My post Knock It Off discusses Jacob Sullum's Reason article about knockoffs in the high-fashion industry, and the lobbying by designers for copyright-like protection of clothing designs. A recent article in The New Yorker, The Piracy Paradox, also discusses this issue. There were two fascinating aspects to this story. First, the author notes that cheap knockoffs actually help the designers maintain high prices. Why? Because "for the industry to keep growing, customers must like this year's designs, but they must also become dissatisfied with them, so that they'll buy next year's." In the high-tech industry, continual technical improvements help make old products obsolete and new ones continually in demand. But this is not true of fashion. However, it is knockoffs that serve this function: "Copying enables designs and styles to move quickly from early adopters to the masses. And since no one cool wants to keep wearing something after everybody else is wearing it, the copying of designs helps fuel the incessant demand for something new." Fascinating. So... copiers actually help the fashion industry, precisely because fashion designers cannot count on technical obsolescence to help keep their newer designs in demand. By the same token, one would think, copying of high-tech designs (methods and designs that are now protected by patent) would not harm the innovators, who can "rely on improvements in power and performance to make old products obsolete". In other words, technical innovators have an advantage of being first to market, since their new products offer technical advantages that previous products do not have.

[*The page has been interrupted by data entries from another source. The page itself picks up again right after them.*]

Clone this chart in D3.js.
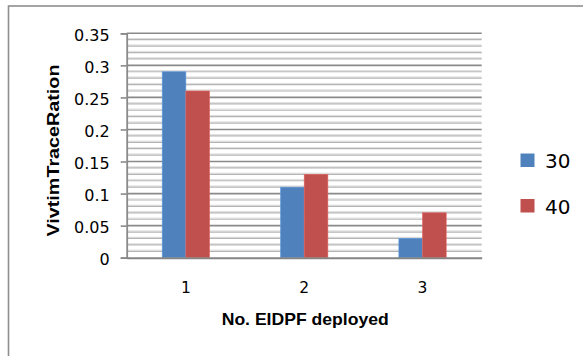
<!DOCTYPE html>
<html>
<head>
<meta charset="utf-8">
<script src="https://cdn.jsdelivr.net/npm/d3@7"></script>
<style>
  html, body { margin: 0; padding: 0; background: #fff; }
  svg { display: block; }
</style>
</head>
<body>
<svg id="chart" width="583" height="356"></svg>
<script>
// ---- data ----
const categories = ["1", "2", "3"];
const seriesNames = ["30", "40"];
const series30 = [0.29, 0.11, 0.03];
const series40 = [0.26, 0.13, 0.07];
const yTickValues = [0, 0.05, 0.1, 0.15, 0.2, 0.25, 0.3, 0.35];
const yTickLabels = ["0", "0.05", "0.1", "0.15", "0.2", "0.25", "0.3", "0.35"];
const yMinorStep = 0.01;
const xTitle = "No. EIDPF deployed";
const yTitle = "VivtimTraceRation";
const colors = ["#4F81BD", "#C0504D"];

const seriesValues = [series30, series40];

const svg = d3.select("#chart");
const W = 583, H = 356;

// outer chart border
svg.append("rect")
  .attr("x", 8.5).attr("y", 6)
  .attr("width", 640).attr("height", 400)
  .attr("fill", "#fff")
  .attr("stroke", "#8e8e8e").attr("stroke-width", 1.6);

const plot = { left: 126.7, right: 481.7, top: 33.3, bottom: 257.7 };

const y = d3.scaleLinear().domain([0, 0.35]).range([plot.bottom, plot.top]);
const x0 = d3.scaleBand().domain(categories).range([plot.left, plot.right]).paddingInner(0).paddingOuter(0);
const x1 = d3.scaleBand().domain(seriesNames).range([0, x0.bandwidth()]).paddingInner(0).paddingOuter(1.5);

// minor gridlines
const minorTicks = d3.range(0, 0.35 + 1e-9, yMinorStep).filter(v => Math.abs(v / 0.05 - Math.round(v / 0.05)) > 1e-6);
const grid = svg.append("g");
grid.selectAll("line.minorShadow").data(minorTicks).join("line")
  .attr("x1", plot.left).attr("x2", plot.right)
  .attr("y1", d => y(d) - 1.2).attr("y2", d => y(d) - 1.2)
  .attr("stroke", "#dedede").attr("stroke-width", 1);
grid.selectAll("line.minor").data(minorTicks).join("line")
  .attr("x1", plot.left).attr("x2", plot.right)
  .attr("y1", d => y(d)).attr("y2", d => y(d))
  .attr("stroke", "#b4b4b4").attr("stroke-width", 1.2);
// major gridlines
grid.selectAll("line.major").data(yTickValues.slice(1)).join("line")
  .attr("x1", plot.left).attr("x2", plot.right)
  .attr("y1", d => y(d)).attr("y2", d => y(d))
  .attr("stroke", "#8a8a8a").attr("stroke-width", 1.6);

// bars
const groups = svg.append("g").selectAll("g").data(categories).join("g")
  .attr("transform", d => `translate(${x0(d)},0)`);
groups.selectAll("rect").data((d, i) => seriesNames.map((s, j) => ({ s, v: seriesValues[j][i], j })))
  .join("rect")
  .attr("x", d => x1(d.s))
  .attr("y", d => y(d.v))
  .attr("width", x1.bandwidth())
  .attr("height", d => y(0) - y(d.v))
  .attr("fill", d => colors[d.j])
  .attr("stroke", d => d3.color(colors[d.j]).brighter(0.5))
  .attr("stroke-width", 0.6);

// y axis
const yAxis = d3.axisLeft(y).tickValues(yTickValues)
  .tickFormat((d, i) => yTickLabels[i]).tickSize(6).tickPadding(11);
const gy = svg.append("g").attr("transform", `translate(${plot.left},0)`).call(yAxis);
gy.select(".domain").attr("stroke", "#8a8a8a").attr("stroke-width", 1.8);
gy.selectAll(".tick line").attr("stroke", "#8a8a8a").attr("stroke-width", 1.6);
gy.selectAll(".tick text")
  .attr("font-family", "DejaVu Sans").attr("font-size", 16).attr("fill", "#000")
  .attr("dy", "0.42em");

// x axis
const xAxis = d3.axisBottom(x0).tickSize(0).tickPadding(24);
const gx = svg.append("g").attr("transform", `translate(0,${plot.bottom})`).call(xAxis);
gx.select(".domain").attr("stroke", "#848484").attr("stroke-width", 2);
gx.selectAll(".tick text")
  .attr("font-family", "DejaVu Sans").attr("font-size", 15.5).attr("fill", "#000");

// axis titles
svg.append("text")
  .attr("x", (plot.left + plot.right) / 2 + 1).attr("y", 325)
  .attr("text-anchor", "middle")
  .attr("font-family", "Liberation Sans, Arial, sans-serif").attr("font-weight", "bold")
  .attr("font-size", 16.5).attr("textLength", 167).attr("lengthAdjust", "spacingAndGlyphs")
  .text(xTitle);

svg.append("text")
  .attr("transform", `translate(59,${(plot.top + plot.bottom) / 2 + 5}) rotate(-90)`)
  .attr("text-anchor", "middle")
  .attr("font-family", "Liberation Sans, Arial, sans-serif").attr("font-weight", "bold")
  .attr("font-size", 17).attr("textLength", 172).attr("lengthAdjust", "spacingAndGlyphs")
  .text(yTitle);

// legend
const legend = svg.append("g");
const legendY = [153.5, 199];
seriesNames.forEach((s, i) => {
  legend.append("rect")
    .attr("x", 520.5).attr("y", legendY[i])
    .attr("width", 14).attr("height", 13.5)
    .attr("fill", colors[i]);
  legend.append("text")
    .attr("x", 545).attr("y", legendY[i] + 14.5)
    .attr("font-family", "DejaVu Sans").attr("font-size", 20)
    .attr("fill", "#000")
    .text(s);
});
</script>
</body>
</html>
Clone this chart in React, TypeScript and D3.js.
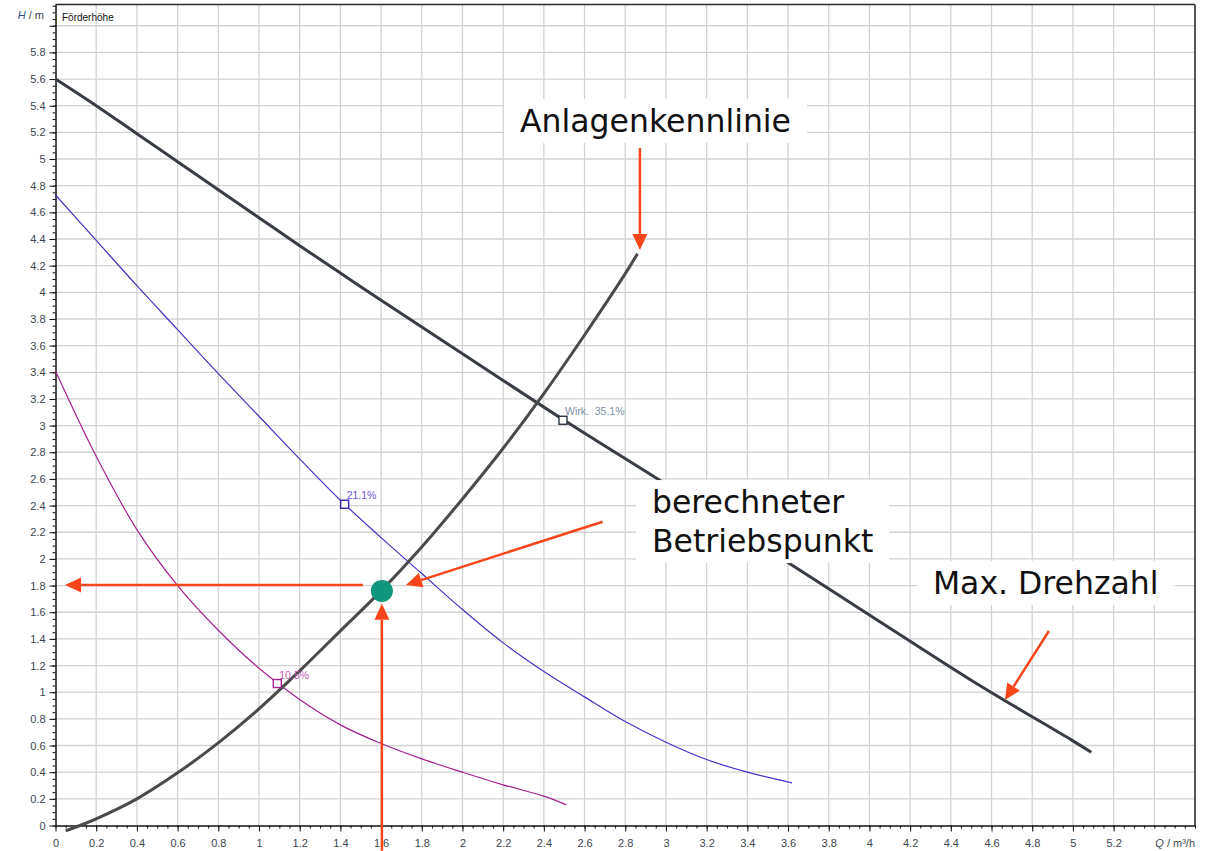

The inevitability of knockoffs being produced later on by copiers does not change this fact.The second, and more interesting, point, to me, was this one:

In 1932, a group of American fashion manufacturers found themselves beset by a proliferation of cheap knockoffs. Designs, then as now, were not protected by patents or copyrights, so the manufacturers decided to take direct action to stop the copying. They set up the Fashion Originators Guild of America to monitor retailers and keep track of original designs; if you look at vintage dresses from the thirties, you can find labels reading "A registered original design with Fashion Originators Guild.” Retailers selling knockoffs were "red-carded,” and guild members wouldn't sell their merchandise to red-carded stores. This was unpopular with the retailers, but it seems to have put a damper on the copying. The only hitch in the plan was that it was illegal: in 1941, the Supreme Court ruled that the manufacturers' arrangement violated antitrust law, and the knockoff artists stayed in business.

People often ask how firms could protect their innovations in world without IP. Perhaps something like the "Fashion Originators Guild" could do the trick--if the state did not outlaw it.